The consuming application then connects to the shard (in SQL Azure) to
read the information as needed.
In one scenario, the SQL
Azure databases each contain the exact same copy of the data (mirror
shard), so the consumer can connect to one of the SQL Azure databases
(using a round-robin mechanism to spread the load, for example). This
is perhaps the simpler implementation because all the records are
copied to all the databases in the shard blindly. However, keep in mind
that SQL Azure doesn't support distributed transactions; you may need
to have a compensating mechanism in case some transactions commit and
others don't.
Another
implementation of the ROS consists of synchronizing the data using
horizontal partitioning. In a horizontal partition, rules are applied
to determine which database contains which data. For example, the SQL
Data Synch service can be implemented to partition the data for US
sales to one SQL Azure database and European sales to another.

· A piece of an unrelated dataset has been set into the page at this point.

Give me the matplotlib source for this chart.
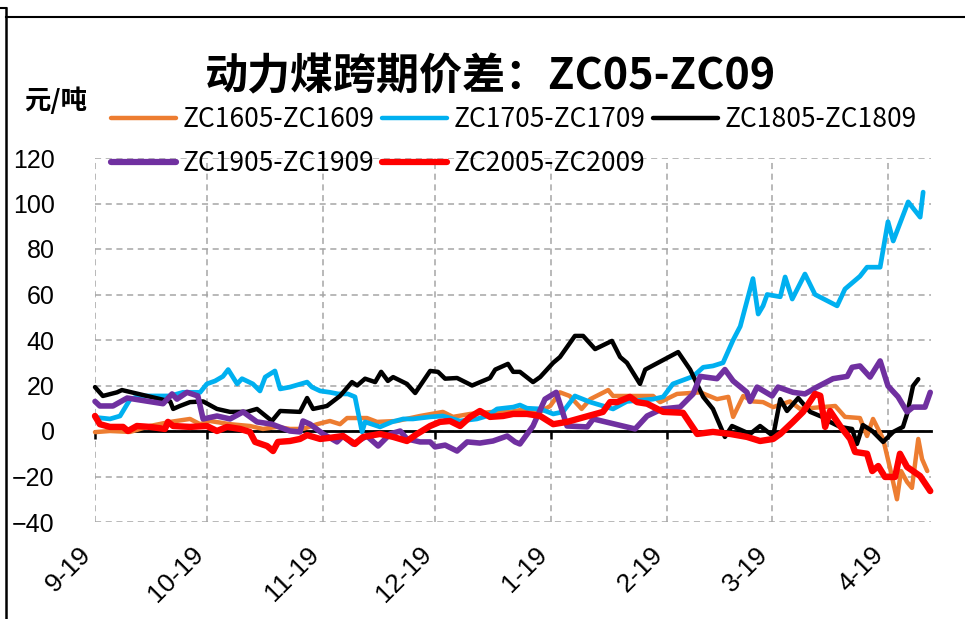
import matplotlib
matplotlib.use("Agg")
import matplotlib.pyplot as plt
from matplotlib.lines import Line2D
from matplotlib.transforms import ScaledTranslation

# ---------------- data (x = days after 9-19) ----------------
tick_days = [0, 30, 61, 91, 122, 153, 181, 212]
tick_labels = ["9-19", "10-19", "11-19", "12-19", "1-19", "2-19", "3-19", "4-19"]
yticks = [-40, -20, 0, 20, 40, 60, 80, 100, 120]

names = ["ZC1605-ZC1609", "ZC1705-ZC1709", "ZC1805-ZC1809", "ZC1905-ZC1909", "ZC2005-ZC2009"]
colors = ["#ED7D31", "#00B0F0", "#000000", "#7030A0", "#FF0000"]

x16 = [0, 4.0, 9.4, 14.7, 20.1, 25.4, 28.1, 30.7, 36.1, 41.4, 44.9, 48.7, 52.1, 55.6, 59.4, 62.8,
       65.5, 67.4, 72.7, 75.4, 80.7, 86.9, 93.0, 95.7, 100.3, 106.4, 111.0, 115.5, 119.0, 121.7,
       124.3, 126.9, 130.1, 132.4, 137.2, 138.5, 149.2, 151.1, 155.6, 161.8, 166.3, 169.3, 170.6,
       173.3, 175.9, 178.6, 181.3, 185.8, 188.5, 194.4, 197.9, 200.5, 204.5, 206.4, 208.0, 210.7,
       212.6, 214.4, 215.5, 217.1, 218.4, 220.1, 221.1, 222.5]
y16 = [-0.5, 0, -0.4, 2.2, 4, 5.3, 3, 4.4, 3, 2.2, 0.9, 1.8, 0.9, 0.9, 3, 4.4,
       3, 5.7, 5.7, 4, 4.4, 6.6, 8.4, 6.2, 7.5, 8.4, 8.4, 9.7, 8.4, 11,
       17, 15.4, 9.7, 14, 18, 15.4, 15.4, 12.7, 16.3, 17, 14, 15, 6.2,
       15.4, 13, 12.7, 10.5, 13, 9.7, 10.5, 11, 6.2, 5.7, -2.2, 5.3, -3.5,
       -16.7, -30, -17.6, -22.4, -25, -3.5, -12.3, -17.6]

x17 = [0, 4.0, 6.7, 9.4, 12.0, 20.1, 23.5, 28.1, 29.9, 32.1, 34.2, 35.6, 38.0, 39.3, 42.2, 44.1,
       45.5, 48.1, 49.5, 52.1, 56.7, 58.0, 60.2, 62.8, 65.0, 67.6, 69.5, 71.4, 72.2, 76.2, 79.4,
       82.4, 85.0, 89.6, 93.0, 97.6, 102.1, 104.8, 107.5, 111.8, 113.6, 115.5, 119.0, 122.5, 125.1,
       128.3, 132.4, 138.5, 142.2, 149.2, 151.9, 154.5, 159.9, 162.6, 165.2, 167.9, 170.6, 172.5,
       175.9, 177.3, 178.6, 179.7, 183.2, 184.5, 186.4, 189.8, 192.5, 198.4, 200.5, 204.5, 206.4,
       209.9, 212.0, 213.4, 217.4, 220.6, 221.4]
y17 = [6, 5.3, 6.6, 14, 15.4, 15.4, 17, 17, 20.7, 22, 24, 27, 20.7, 23, 20.7, 17.6,
       23.7, 26.4, 18.5, 19.3, 21.5, 19.3, 17.6, 17, 16.3, 16.3, 15, -0.4, 4, 1.8, 4,
       5.3, 5.3, 6.2, 6.6, 4.4, 5.3, 6.6, 9.7, 10.5, 11.4, 10, 9.7, 7.5, 8.4,
       15.4, 12.7, 9.7, 13, 14, 15, 20.7, 24, 28, 28.6, 30, 40, 46,
       67, 51.4, 55, 60, 59, 67.7, 58, 69, 60, 55, 62.4, 68, 72,
       72, 92, 83.5, 100.7, 94, 105]

x18 = [0, 2.1, 5.9, 7.2, 20.1, 20.9, 22.7, 25.4, 28.9, 32.6, 36.1, 40.6, 43.3, 47.3, 49.5, 54.8,
       56.7, 58.3, 62.0, 65.5, 68.7, 70.1, 72.2, 74.9, 76.5, 78.3, 79.7, 83.4, 85.6, 89.6, 91.7,
       93.6, 96.8, 100.8, 105.6, 107.0, 110.4, 111.8, 113.6, 117.1, 119.0, 122.5, 124.3, 128.3,
       130.5, 133.7, 138.2, 140.4, 142.2, 145.7, 147.1, 155.9, 159.1, 162.6, 165.2, 168.4, 170.3,
       175.1, 177.8, 181.3, 183.2, 185.0, 188.0, 191.2, 194.4, 196.5, 199.2, 202.4, 203.7, 205.3,
       207.8, 210.7, 213.4, 216.0, 217.1, 218.7, 220.1]
y18 = [19.3, 15.4, 17, 18, 13, 9.7, 11, 12.7, 13, 9.7, 8.4, 8.4, 9.7, 4.4, 8.8, 8.4,
       14.5, 9.7, 11, 15.4, 21.5, 20, 23, 21.5, 26, 22, 23.7, 20.7, 16.7, 26.4, 26,
       23, 23.3, 20, 23.3, 27, 29.5, 26, 26, 21.5, 23.7, 30, 32.5, 41.8,
       41.8, 36, 39.6, 32.5, 30, 20.7, 27, 34.7, 27, 15, 9.7, -2.6, 2.2,
       -1.3, 2.2, -2.2, 14, 8.8, 14.5, 8.4, 6.2, 4, 1.8, 0.9, -5.7, 2.6,
       0, -4.8, -0.4, 1.8, 7.5, 19.8, 22.8]

x19 = [0, 1.3, 4.8, 8.6, 18.2, 20.6, 21.9, 24.6, 27.5, 28.9, 32.6, 36.1, 39.6, 43.3, 47.3, 52.1,
       54.8, 55.6, 57.5, 61.0, 64.7, 66.3, 69.0, 72.7, 75.7, 78.9, 81.6, 83.4, 86.9, 89.6, 90.9,
       93.6, 96.8, 99.5, 102.9, 106.4, 110.2, 112.3, 113.6, 117.1, 120.3, 123.3, 126.2, 131.6,
       133.2, 144.4, 147.6, 151.6, 156.4, 159.9, 161.8, 166.3, 168.4, 170.6, 174.3, 175.1, 177.0,
       181.0, 182.6, 186.6, 189.8, 193.0, 197.3, 201.1, 202.4, 204.5, 207.2, 209.9, 212.0, 214.7,
       217.1, 218.7, 221.9, 223.3]
y19 = [13, 11, 11, 14.5, 12, 16.3, 14, 17, 15.4, 5.3, 6.6, 5.3, 8.4, 4, 3, 0,
       -0.4, 4.4, 3, -1.3, -4.8, -2.2, -5.7, -2.2, -6.6, -1.3, 0, -3.5, -4.8, -4.8, -7,
       -6.2, -8.8, -4.8, -5.3, -4.4, -2.2, -4.8, -5.7, 2.2, 14, 17, 2.2, 1.8,
       5.3, 0.9, 6.6, 9.7, 10.5, 16.3, 24, 23, 27, 22, 17, 13, 19.3,
       15.4, 19.3, 17, 16.3, 19.3, 23, 24, 28, 28.6, 23.7, 30.8, 19.8, 15,
       8.4, 10.5, 10.5, 17]

x20 = [0, 1.3, 4.0, 7.5, 8.8, 11.2, 14.7, 18.7, 19.5, 20.9, 25.4, 29.9, 32.6, 35.3, 38.8, 41.4,
       42.8, 46.0, 47.6, 48.9, 52.1, 54.8, 56.7, 60.2, 62.8, 66.3, 69.5, 71.7, 76.2, 79.7, 83.4,
       86.1, 89.6, 92.2, 94.9, 97.6, 100.3, 102.9, 105.6, 109.1, 111.8, 115.5, 119.0, 122.5, 126.2,
       135.8, 137.7, 139.6, 143.0, 144.9, 147.6, 151.9, 157.2, 161.0, 165.2, 169.8, 174.3, 177.8,
       181.3, 183.2, 186.6, 189.3, 192.5, 193.9, 195.2, 196.5, 199.2, 201.9, 203.2, 206.4, 207.8,
       209.4, 211.2, 213.9, 215.2, 217.1, 220.6, 223.3]
y20 = [6.6, 3, 1.8, 1.8, 0, 2.2, 1.8, 0.9, 4, 2.2, 1.8, 2.2, 0, 1.8, 0.9, -0.4,
       -4.8, -6.6, -8.8, -4.8, -4.4, -3.5, -1.8, -3.5, -3, -2.2, -5.7, -2.6, -1.3, -2.6, -4.4,
       -1.3, 2.2, 4, 4.4, 2.2, 6.2, 8.8, 6.2, 6.6, 7.5, 7.5, 6.6, 3, 4,
       8.4, 12.7, 12.7, 15, 12.7, 12, 8.4, 8, -1.3, -0.4, -1.3, -2.6, -4.4,
       -3.5, -1.3, 4, 8.4, 16.3, 15.5, 1.8, 8.8, 2.2, -3.5, -9.2, -10, -17.6,
       -15.4, -20.2, -20.2, -10, -15.8, -19.8, -26.4]

series_x = [x16, x17, x18, x19, x20]
series_y = [y16, y17, y18, y19, y20]
widths = [3.2, 3.4, 3.2, 4.0, 4.6]

# ---------------- figure ----------------
plt.rcParams["ytick.major.pad"] = 29
plt.rcParams["xtick.major.pad"] = 80
W, H = 965, 619
fig = plt.figure(figsize=(W / 100, H / 100), dpi=100)
num_font = "Liberation Sans"
cjk = ["Noto Sans CJK SC", "DejaVu Sans"]

ax = fig.add_axes([95 / W, 1 - 522 / H, (931 - 95) / W, (522 - 158) / H])

# axis styling first (spine positioning resets tick labels)
for s in ["top", "right", "left"]:
    ax.spines[s].set_visible(False)
ax.spines["bottom"].set_position(("data", 0))
ax.spines["bottom"].set_linewidth(2.0)
ax.spines["bottom"].set_zorder(2)

for i in range(5):
    ax.plot(series_x[i], series_y[i], color=colors[i], lw=widths[i],
            solid_joinstyle="round", solid_capstyle="round", zorder=3 + i, clip_on=False)

ax.set_xlim(0, 223.5)
ax.set_ylim(-40, 120)
ax.set_xticks(tick_days)
ax.set_xticklabels(tick_labels, rotation=45, ha="right", va="center",
                   rotation_mode="anchor", fontsize=19, family=num_font)
ax.set_yticks(yticks)
ax.set_yticklabels([str(v) if v >= 0 else "\u2212" + str(-v) for v in yticks],
                   fontsize=18, family=num_font)

ax.tick_params(axis="x", direction="out", length=6, width=1.8, pad=80, colors="black")
ax.tick_params(axis="y", length=0, pad=29)
ax.grid(True, color="#A6A6A6", linestyle=(0, (4, 3)), linewidth=1.1)
ax.set_axisbelow(True)

shift = ScaledTranslation(-8 / 100, 0, fig.dpi_scale_trans)
for lab in ax.get_xticklabels():
    lab.set_transform(lab.get_transform() + shift)

# legend (row-wise order like the reference)
lw_leg = [3.2, 3.2, 3.2, 4.5, 4.5]
handles = [Line2D([0], [0], color=colors[i], lw=lw_leg[i], solid_capstyle="round") for i in range(5)]
order = [0, 3, 1, 4, 2]
fig.legend([handles[i] for i in order], [names[i] for i in order], ncol=3, loc="upper left",
           bbox_to_anchor=(111 / W, 1 - 106 / H), frameon=False,
           prop={"family": cjk, "size": 19}, handlelength=2.45, handletextpad=0.25,
           columnspacing=0.3, labelspacing=0.65, borderpad=0, borderaxespad=0)

# title and unit
fig.text(491 / W, 1 - 76 / H, "动力煤跨期价差：ZC05-ZC09", ha="center", va="center",
         fontsize=31, fontweight="bold", family=cjk)
fig.text(56 / W, 1 - 101 / H, "元/吨", ha="center", va="center",
         fontsize=19, fontweight="bold", family=cjk)

# outer frame lines
fig.add_artist(Line2D([6 / W, 6 / W], [0, 1 - 8 / H], color="black", lw=1.8, transform=fig.transFigure))
fig.add_artist(Line2D([0, 6 / W], [1 - 8 / H, 1 - 8 / H], color="black", lw=1.5, transform=fig.transFigure))
fig.add_artist(Line2D([6 / W, 1], [1 - 17 / H, 1 - 17 / H], color="black", lw=1.5, transform=fig.transFigure))

fig.savefig("out.png", dpi=100)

In this
implementation, either the consumer knows about the horizontal
partition and knows which database to connect to (by applying decision
rules based on customer input), or it connects to all databases in the
cloud by applying a WHERE clause on
the country if necessary, avoiding the cost of running the decision
engine that selects the correct database based on the established rules.
4.3. Read-Write Shards
In a read-write shard
(RWS), all databases are considered read/write. In this case, you don't
need to use a replication topology that uses the SQL Data Sync
framework because there is a single copy of each record within the
shard. Figure 6 shows a RWS topology.
Although a RWS
removes the complexity of synchronizing data between databases, the
consumer is responsible for directing all CRUD operations to the
appropriate cloud database. This requires special considerations and
advanced development techniques to accomplish, as previously discussed.